Jay Cutler, Josh McCown, Matt Blanchard
Analysis: Emery would like to draft a young quarterback for Marc Trestman to develop. Look for a pick in the middle rounds (say, Rounds 4-6), where a player such as Landry Jones from Oklahoma or Matt Scott from Arizona might be available.
Running backs (4)
Matt Forte, Michael Bush, Armando Allen, Harvey Unga
Analysis: It’s possible that the Bears could look for a pass-catching running back late, but Allen played well (27 carries, 124 yards, 1 TD) in limited time in 2012. Forte and Bush provide an excellent one-two punch in the backfield.
Brandon Marshall, Alshon Jeffery, Earl Bennett, Eric Weems, Joe Anderson, Brittan Golden, Dale Moss, Terrence Toliver
Analysis: Devin Hester has become a full-time special teams player and Johnny Knox has retired, which could open up a spot for Emery to select a speed burner in the middle rounds. One idea is Texas wideout Marquise Goodwin, who ran the 40-yard dash in 4.21 seconds.
Tight ends (7)
Martellus Bennett, Steve Maneri, Evan Rodriguez, Kyle Adams, Brody Eldridge, Gabe Miller, Fendi Onobun
Analysis: Emery has a lot riding on Trestman, and he could help the new coach diversify his playbook by providing him with another top-notch tight end. Notre Dame’s Tyler Eifert, Stanford’s Zach Ertz and San Diego State’s Gavin Escobar could be gone in the first two rounds, so the Bears must act fast if they want another talent to join Bennett.
Offensive linemen (12)
Jermon Bushrod, J’Marcus Webb, Roberto Garza, Matt Slauson, Jonathan Scott, Gabe Carimi, James Brown, Eben Britton, Edwin Williams, Cory Brandon, Taylor Boggs, Derek Dennis
Analysis: Free-agent additions such as Bushrod and Slauson should help protect Cutler, but the Bears need more after giving up 44 sacks a year ago. Several top linemen could be available at No. 20, including Alabama’s D.J. Fluker and North Carolina’s Jonathan Cooper.
Defensive tackles (4)
Henry Melton, Stephen Paea, Nate Collins, Andre Fluellen
Analysis: The Bears need to add depth on the defensive interior, but they should be able to accomplish that in the later rounds. Melton and Paea are entrenched as the starters, while Amobi Okoye remains available as a free agent for possible backup duty.
Defensive ends (7)
Julius Peppers, Corey Wootton, Shea McClellin, Turk McBride, Kyle Moore, Cheta Ozougwu, Aston Whiteside
Analysis: Emery selected a versatile pass rusher (McClellin) with his first pick last season, and he likely will look at other positions in the first few rounds this year.

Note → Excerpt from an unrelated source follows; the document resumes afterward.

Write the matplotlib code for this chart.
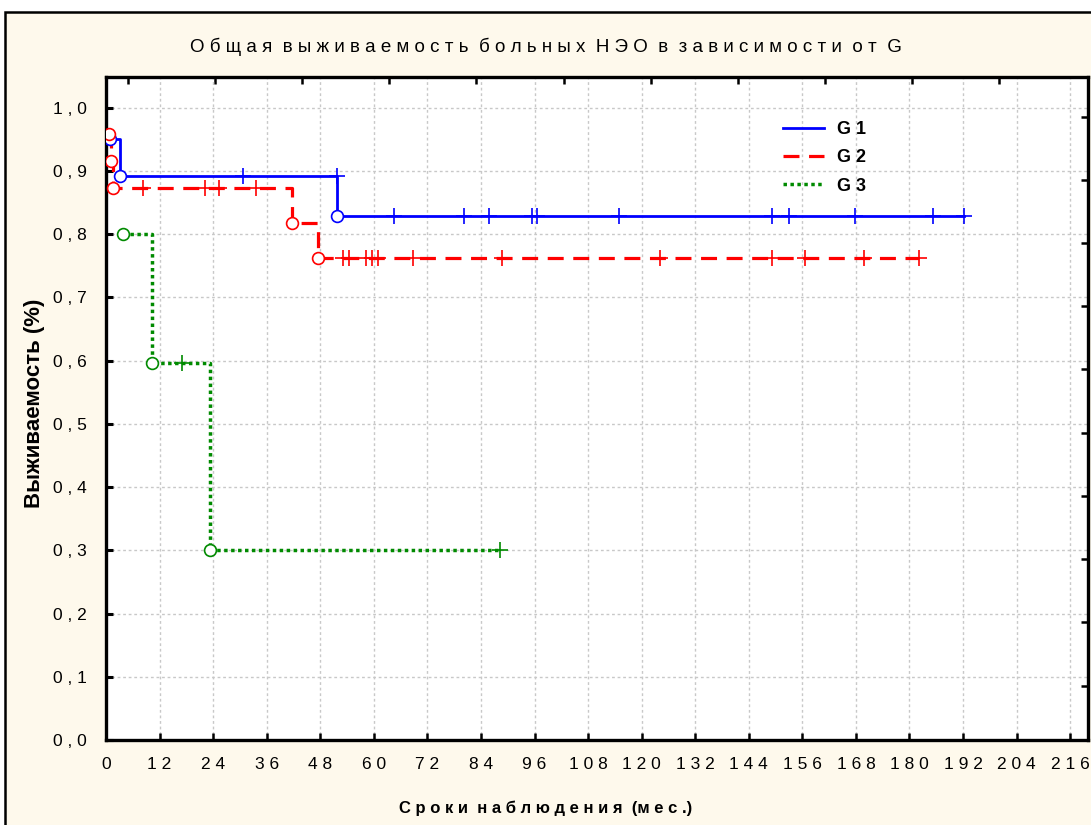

Lance Briggs, D.J. Williams, James Anderson, Blake Costanzo, J.T. Thomas, Dom DeCicco, Patrick Trahan, Jerry Franklin, Lawrence Wilson
Analysis: Emery’s mission, should he choose to accept it, is to provide the Bears with a younger, faster linebacker who can become a mainstay on defense in the years ahead. Georgia’s Alec Ogletree is the best athlete and the best option. Others include Kansas State’s Arthur Brown, LSU’s Kevin Minter and maybe, just maybe, Notre Dame’s Manti Te’o.
Charles Tillman, Tim Jennings, Kelvin Hayden, Zack Bowman, Sherrick McManis, LeQuan Lewis, Isaiah Frey
Analysis: Tillman is 32, Jennings is 29 and Hayden will turn 30 in July, so it wouldn’t be a bad idea to add youth here. Some have suggested that Washington’s Desmond Trufant is a good fit at No. 20, but linebacker and offensive line are bigger priorities.
Major Wright, Chris Conte, Craig Steltz, Tom Zbikowski, Brandon Hardin, Anthony Walters, Tom Nelson, Cyhl Quarles
Analysis: The Bears have drafted a safety every year since 1842 (OK, we made that up), but they have bigger needs elsewhere. Hardin will have a chance to contribute after spending his rookie season on injured reserve.
Robbie Gould, Austin Signor, Adam Podlesh, Patrick Mannelly, Devin Hester
Analysis: Nothing to see here. Move right along.